Tuttavia resteranno poche vestigia dell’antica frode,
che faranno affrontare Teti, che faranno cingere di mura
le città, che faranno incidere di solchi la terra
…»

 È plausibile che gli Ebrei del tempo di Gesù, settant’anni dopo, non leggessero Virgilio, se non altro per odio ai Romani, oltre che per ignoranza delle opere del poeta mantovano. È altresì plausibile che Virgilio non conoscesse la Bibbia.

***

Nella Bibbia vi sono ricorrenti profezie sulla venuta di un Messia, anche se nelle attese degli Ebrei questa figura di Salvatore aveva una connotazione politica: un liberatore, quindi una figura più politica che religiosa. Il popolo ebraico non si integrò mai con altre culture e aveva coscienza di essere un unicum, in quanto popolo eletto di Dio.

* * *

A mio avviso, queste constatazioni, ma ve ne sono ben altre, riconducono alla figura del Cristo, della cui esistenza sono prove indirette, ma significative.

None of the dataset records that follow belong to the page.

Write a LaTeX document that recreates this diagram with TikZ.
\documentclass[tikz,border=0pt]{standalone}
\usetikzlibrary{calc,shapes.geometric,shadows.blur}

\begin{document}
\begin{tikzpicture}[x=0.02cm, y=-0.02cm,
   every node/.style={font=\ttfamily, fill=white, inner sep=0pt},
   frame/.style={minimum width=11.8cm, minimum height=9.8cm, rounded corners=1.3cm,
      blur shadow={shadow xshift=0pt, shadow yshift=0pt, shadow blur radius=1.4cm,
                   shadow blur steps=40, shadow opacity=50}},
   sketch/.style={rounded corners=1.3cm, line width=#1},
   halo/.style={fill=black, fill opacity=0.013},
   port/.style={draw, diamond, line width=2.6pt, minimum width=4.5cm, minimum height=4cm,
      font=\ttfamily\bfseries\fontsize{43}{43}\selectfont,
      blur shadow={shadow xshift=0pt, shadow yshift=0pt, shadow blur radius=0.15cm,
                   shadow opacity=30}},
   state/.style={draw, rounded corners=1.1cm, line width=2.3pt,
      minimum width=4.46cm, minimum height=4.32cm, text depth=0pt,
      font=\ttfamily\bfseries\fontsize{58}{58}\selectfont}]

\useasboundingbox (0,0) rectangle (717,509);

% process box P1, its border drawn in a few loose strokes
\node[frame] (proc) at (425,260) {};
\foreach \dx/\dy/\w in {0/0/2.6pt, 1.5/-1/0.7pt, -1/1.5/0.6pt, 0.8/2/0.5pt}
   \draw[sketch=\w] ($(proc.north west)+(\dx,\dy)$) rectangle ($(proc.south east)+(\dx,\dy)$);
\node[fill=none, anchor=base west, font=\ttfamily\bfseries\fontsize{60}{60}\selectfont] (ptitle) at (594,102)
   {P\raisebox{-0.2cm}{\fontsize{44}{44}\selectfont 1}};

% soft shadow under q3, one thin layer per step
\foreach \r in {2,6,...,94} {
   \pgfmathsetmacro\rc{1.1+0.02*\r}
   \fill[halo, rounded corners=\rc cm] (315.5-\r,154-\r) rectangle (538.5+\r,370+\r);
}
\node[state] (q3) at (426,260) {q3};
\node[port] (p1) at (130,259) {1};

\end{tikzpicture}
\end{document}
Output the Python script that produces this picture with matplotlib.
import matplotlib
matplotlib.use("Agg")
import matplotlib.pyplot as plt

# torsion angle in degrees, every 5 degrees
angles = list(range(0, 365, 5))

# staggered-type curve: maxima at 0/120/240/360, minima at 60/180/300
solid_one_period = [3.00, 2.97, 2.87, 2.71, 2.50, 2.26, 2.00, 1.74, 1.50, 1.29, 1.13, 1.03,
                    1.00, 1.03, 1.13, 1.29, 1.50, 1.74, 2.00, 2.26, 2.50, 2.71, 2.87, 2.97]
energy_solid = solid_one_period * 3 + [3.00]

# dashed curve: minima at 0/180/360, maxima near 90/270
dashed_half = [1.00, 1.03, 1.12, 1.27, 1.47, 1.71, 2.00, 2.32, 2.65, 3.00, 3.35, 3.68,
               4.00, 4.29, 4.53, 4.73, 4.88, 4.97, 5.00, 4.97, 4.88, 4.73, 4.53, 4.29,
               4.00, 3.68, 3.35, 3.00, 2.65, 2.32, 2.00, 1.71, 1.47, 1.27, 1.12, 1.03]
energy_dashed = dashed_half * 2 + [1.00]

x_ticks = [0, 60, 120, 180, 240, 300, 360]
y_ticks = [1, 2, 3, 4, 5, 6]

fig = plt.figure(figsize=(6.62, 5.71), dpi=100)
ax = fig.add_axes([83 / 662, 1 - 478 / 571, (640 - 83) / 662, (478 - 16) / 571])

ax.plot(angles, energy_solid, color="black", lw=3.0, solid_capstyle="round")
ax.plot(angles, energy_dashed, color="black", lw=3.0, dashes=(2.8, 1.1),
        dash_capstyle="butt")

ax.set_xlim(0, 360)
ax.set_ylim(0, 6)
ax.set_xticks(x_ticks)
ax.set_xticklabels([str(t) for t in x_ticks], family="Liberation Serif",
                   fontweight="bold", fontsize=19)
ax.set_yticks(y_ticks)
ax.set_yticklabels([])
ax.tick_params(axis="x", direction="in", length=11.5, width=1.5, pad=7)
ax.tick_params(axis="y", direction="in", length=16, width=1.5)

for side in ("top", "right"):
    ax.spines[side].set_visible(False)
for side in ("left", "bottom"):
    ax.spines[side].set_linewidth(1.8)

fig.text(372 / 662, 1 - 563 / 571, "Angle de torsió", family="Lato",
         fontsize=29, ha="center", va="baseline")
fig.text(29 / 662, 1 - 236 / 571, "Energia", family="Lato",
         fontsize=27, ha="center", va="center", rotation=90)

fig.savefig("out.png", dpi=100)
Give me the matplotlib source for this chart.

Rivolgendomi ai non credenti, mi pare giusto rilevare che la venuta di Cristo è iscritta nella storia dell’uomo, che da sempre attendeva un riscatto. Non crederlo mi sembra una negazione della storia e qui il discorso si allarga per risalire alla creazione. Sono note le sterili contrapposizioni, sfociate in politica, tra creazionisti ed evoluzionisti. Gli antro paleontologi, attraverso ricerche e ritrovamenti, hanno studiato e illustrato le evoluzioni dalle prime pitecine all’homo sapiens. Sposiamo pure questa tesi, ma ci accorgeremo che non cambia nulla, semmai si sposta l’inizio dall’Adam (uomo fatto di terra) del biblico Genesi al primo uomo in grado di elaborare pensieri teologici. Ciò che conta è l’ansia della salvezza insita nell’anima umana e se constatiamo che l’attesa non era una esclusiva dell’orgoglioso popolo ebraico ma presente in altre culture, tanto meglio. Al limite, anche il non credente si rende conto che, in mancanza di un dio di cui nega l’esistenza, ci sarà pur sempre l’attesa di un salvatore che liberi l’uomo da se stesso. Negare il legame, fosse anche solo antropologico, tra l’uomo e la pietas innata, non significa tanto negare la divinità, ma l’umanità, il che spiega lo stato di insofferenza, di insoddisfazione e di vuoto del vero non credente.